■ The task ■
Copy exactly, and only, the lines below from the first through the one containing "(0,0) rectangle (640,412);", both included; pictures are omitted.

■ Data lines ■
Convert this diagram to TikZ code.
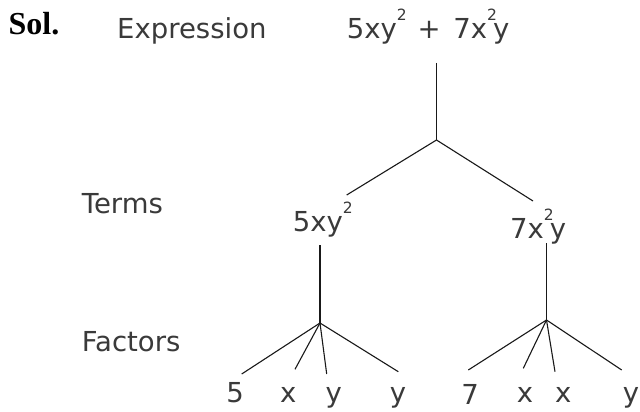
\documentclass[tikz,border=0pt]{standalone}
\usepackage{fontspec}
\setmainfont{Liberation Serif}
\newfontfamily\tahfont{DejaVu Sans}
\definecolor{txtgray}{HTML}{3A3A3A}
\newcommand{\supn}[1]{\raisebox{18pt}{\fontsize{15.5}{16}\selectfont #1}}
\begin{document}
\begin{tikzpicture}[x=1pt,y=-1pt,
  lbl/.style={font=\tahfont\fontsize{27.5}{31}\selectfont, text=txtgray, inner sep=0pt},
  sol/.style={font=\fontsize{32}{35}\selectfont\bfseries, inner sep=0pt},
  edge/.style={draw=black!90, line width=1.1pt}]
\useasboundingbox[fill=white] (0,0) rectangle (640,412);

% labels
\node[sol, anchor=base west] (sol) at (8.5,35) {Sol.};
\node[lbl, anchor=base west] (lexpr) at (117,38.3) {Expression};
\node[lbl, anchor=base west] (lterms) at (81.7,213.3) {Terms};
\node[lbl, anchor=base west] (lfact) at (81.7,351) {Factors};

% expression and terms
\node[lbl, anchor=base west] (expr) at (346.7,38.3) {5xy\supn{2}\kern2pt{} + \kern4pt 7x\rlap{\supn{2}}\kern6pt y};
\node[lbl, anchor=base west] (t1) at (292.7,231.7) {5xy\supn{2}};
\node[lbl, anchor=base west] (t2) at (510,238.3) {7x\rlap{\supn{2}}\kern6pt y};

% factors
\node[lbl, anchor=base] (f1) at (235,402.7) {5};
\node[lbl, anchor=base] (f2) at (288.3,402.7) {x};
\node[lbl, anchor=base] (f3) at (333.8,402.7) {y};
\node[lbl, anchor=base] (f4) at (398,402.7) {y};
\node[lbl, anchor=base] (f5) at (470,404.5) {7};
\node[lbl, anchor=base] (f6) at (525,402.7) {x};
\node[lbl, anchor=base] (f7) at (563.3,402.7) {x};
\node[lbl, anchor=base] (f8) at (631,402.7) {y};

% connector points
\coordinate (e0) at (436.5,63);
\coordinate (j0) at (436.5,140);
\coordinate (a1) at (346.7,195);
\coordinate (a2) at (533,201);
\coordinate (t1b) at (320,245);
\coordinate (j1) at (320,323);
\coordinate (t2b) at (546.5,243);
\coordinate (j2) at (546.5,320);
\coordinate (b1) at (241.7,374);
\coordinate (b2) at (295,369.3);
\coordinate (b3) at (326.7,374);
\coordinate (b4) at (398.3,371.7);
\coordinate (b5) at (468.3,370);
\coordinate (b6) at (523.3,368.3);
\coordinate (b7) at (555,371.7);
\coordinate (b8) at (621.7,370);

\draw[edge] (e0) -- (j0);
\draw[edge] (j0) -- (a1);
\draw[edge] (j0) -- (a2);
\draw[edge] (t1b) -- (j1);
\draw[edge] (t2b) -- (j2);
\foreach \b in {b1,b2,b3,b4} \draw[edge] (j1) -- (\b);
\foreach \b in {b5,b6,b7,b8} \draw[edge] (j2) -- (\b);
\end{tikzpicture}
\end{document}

■ Response ■
Convert this diagram to TikZ code.
\documentclass[tikz,border=0pt]{standalone}
\usepackage{fontspec}
\setmainfont{Liberation Serif}
\newfontfamily\tahfont{DejaVu Sans}
\definecolor{txtgray}{HTML}{3A3A3A}
\newcommand{\supn}[1]{\raisebox{18pt}{\fontsize{15.5}{16}\selectfont #1}}
\begin{document}
\begin{tikzpicture}[x=1pt,y=-1pt,
  lbl/.style={font=\tahfont\fontsize{27.5}{31}\selectfont, text=txtgray, inner sep=0pt},
  sol/.style={font=\fontsize{32}{35}\selectfont\bfseries, inner sep=0pt},
  edge/.style={draw=black!90, line width=1.1pt}]
\useasboundingbox[fill=white] (0,0) rectangle (640,412);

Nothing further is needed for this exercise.